=== WRITTEN REQUEST ===
Omit the pictures and print exactly the lines of the listing below, starting at the first and ending at the line containing "Chart.register(...registerables);".

=== GIVEN MATERIAL ===
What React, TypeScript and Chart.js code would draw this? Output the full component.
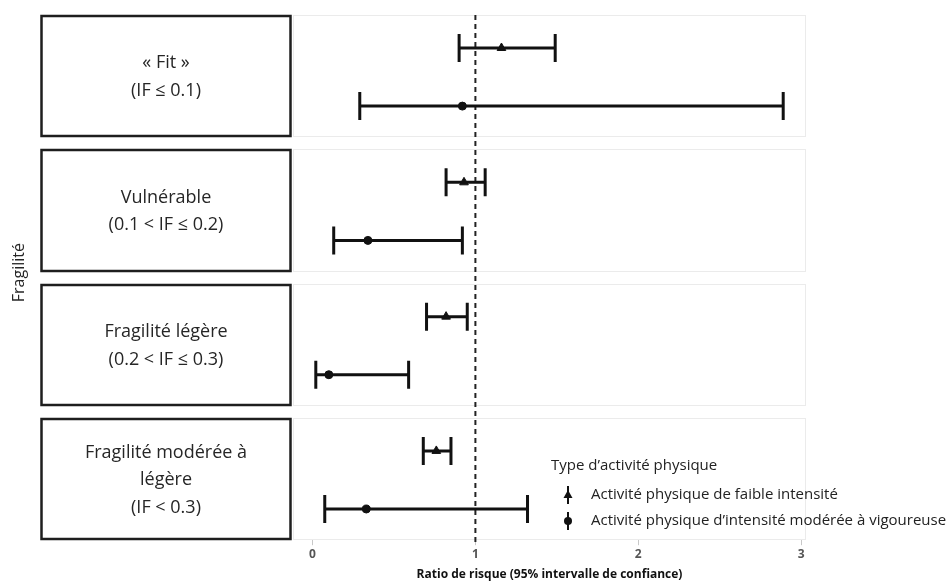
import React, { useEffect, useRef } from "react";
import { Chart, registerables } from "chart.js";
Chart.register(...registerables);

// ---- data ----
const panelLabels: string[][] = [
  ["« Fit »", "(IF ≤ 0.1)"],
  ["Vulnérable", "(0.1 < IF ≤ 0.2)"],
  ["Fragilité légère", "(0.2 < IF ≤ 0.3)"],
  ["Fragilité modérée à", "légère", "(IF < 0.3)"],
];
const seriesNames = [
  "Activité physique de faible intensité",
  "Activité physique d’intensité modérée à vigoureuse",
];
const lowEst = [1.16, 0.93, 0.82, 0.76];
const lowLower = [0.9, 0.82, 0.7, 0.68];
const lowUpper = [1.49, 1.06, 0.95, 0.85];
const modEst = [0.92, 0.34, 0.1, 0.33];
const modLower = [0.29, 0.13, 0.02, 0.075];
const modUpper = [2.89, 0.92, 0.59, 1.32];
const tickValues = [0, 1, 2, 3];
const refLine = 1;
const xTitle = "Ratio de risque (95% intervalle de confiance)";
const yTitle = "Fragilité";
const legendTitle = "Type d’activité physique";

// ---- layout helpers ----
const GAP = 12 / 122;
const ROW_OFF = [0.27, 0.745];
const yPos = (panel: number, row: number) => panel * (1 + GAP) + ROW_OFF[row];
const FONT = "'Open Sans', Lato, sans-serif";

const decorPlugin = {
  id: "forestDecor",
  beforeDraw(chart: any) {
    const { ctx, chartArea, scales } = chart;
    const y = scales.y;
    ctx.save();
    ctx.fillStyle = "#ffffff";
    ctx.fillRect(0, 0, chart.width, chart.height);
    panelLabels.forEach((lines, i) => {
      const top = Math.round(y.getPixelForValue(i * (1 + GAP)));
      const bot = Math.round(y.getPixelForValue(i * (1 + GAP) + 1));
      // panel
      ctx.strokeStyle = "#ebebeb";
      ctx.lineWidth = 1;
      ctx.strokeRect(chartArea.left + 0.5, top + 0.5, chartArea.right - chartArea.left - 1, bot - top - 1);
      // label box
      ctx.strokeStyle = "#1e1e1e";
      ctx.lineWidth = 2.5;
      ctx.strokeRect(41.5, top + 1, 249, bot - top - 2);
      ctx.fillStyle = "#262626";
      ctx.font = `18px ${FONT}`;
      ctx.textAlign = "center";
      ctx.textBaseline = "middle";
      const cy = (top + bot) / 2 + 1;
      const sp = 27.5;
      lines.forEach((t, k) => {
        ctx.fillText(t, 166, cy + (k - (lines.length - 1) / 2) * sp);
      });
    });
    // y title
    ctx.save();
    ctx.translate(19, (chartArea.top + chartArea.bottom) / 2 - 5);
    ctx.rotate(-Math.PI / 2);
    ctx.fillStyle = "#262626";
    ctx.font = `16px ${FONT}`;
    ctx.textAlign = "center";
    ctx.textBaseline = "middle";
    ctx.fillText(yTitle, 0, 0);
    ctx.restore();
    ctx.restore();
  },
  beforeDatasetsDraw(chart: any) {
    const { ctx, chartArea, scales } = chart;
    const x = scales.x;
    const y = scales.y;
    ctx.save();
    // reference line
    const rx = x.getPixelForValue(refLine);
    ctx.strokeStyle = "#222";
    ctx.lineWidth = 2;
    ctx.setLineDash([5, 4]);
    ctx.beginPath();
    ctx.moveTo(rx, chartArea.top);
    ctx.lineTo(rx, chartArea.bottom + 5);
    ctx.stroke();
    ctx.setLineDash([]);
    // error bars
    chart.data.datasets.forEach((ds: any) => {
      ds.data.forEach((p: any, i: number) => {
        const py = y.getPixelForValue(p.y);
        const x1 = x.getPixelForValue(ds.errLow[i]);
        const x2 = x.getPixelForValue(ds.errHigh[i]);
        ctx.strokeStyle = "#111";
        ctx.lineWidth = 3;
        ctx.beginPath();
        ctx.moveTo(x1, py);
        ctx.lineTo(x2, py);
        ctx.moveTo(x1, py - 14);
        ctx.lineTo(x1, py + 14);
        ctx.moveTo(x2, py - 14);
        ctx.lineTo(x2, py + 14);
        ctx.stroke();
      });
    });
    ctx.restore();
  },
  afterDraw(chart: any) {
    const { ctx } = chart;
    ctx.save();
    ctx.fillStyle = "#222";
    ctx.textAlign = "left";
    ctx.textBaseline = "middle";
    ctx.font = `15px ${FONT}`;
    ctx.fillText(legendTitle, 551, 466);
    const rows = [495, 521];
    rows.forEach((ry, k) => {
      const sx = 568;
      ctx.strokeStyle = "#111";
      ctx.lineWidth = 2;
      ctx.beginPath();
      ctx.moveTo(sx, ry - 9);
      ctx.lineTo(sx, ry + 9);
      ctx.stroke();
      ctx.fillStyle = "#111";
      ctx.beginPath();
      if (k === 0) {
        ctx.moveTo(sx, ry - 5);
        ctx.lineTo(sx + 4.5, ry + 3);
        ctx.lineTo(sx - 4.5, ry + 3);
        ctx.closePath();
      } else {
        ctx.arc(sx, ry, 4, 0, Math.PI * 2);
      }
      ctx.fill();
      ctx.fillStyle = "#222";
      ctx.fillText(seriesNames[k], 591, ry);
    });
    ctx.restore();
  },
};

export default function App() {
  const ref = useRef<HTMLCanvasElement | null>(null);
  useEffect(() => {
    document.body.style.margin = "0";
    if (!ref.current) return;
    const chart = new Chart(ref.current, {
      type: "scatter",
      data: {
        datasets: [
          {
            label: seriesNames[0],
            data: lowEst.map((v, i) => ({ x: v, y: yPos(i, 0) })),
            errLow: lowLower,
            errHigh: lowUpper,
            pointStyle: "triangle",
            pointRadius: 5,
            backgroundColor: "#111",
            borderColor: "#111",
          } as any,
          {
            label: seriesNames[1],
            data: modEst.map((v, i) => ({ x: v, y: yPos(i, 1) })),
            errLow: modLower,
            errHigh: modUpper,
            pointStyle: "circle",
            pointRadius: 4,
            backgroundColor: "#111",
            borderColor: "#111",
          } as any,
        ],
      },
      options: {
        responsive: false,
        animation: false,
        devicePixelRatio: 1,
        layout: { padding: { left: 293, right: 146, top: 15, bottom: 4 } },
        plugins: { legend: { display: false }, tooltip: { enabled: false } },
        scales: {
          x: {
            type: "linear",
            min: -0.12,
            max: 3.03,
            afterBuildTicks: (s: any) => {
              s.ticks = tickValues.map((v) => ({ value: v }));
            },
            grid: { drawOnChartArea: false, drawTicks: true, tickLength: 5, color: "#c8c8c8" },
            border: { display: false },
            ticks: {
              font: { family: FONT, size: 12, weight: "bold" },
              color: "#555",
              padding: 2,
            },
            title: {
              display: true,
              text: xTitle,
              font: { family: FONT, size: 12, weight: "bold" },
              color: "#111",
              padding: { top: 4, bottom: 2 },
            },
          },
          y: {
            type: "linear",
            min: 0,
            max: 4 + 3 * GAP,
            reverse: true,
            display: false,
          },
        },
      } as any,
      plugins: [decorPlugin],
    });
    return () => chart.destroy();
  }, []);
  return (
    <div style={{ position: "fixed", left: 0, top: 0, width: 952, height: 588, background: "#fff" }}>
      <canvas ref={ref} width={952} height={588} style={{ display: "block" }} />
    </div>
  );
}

=== ANSWER TO THIS EXERCISE ===
What React, TypeScript and Chart.js code would draw this? Output the full component.
import React, { useEffect, useRef } from "react";
import { Chart, registerables } from "chart.js";
Chart.register(...registerables);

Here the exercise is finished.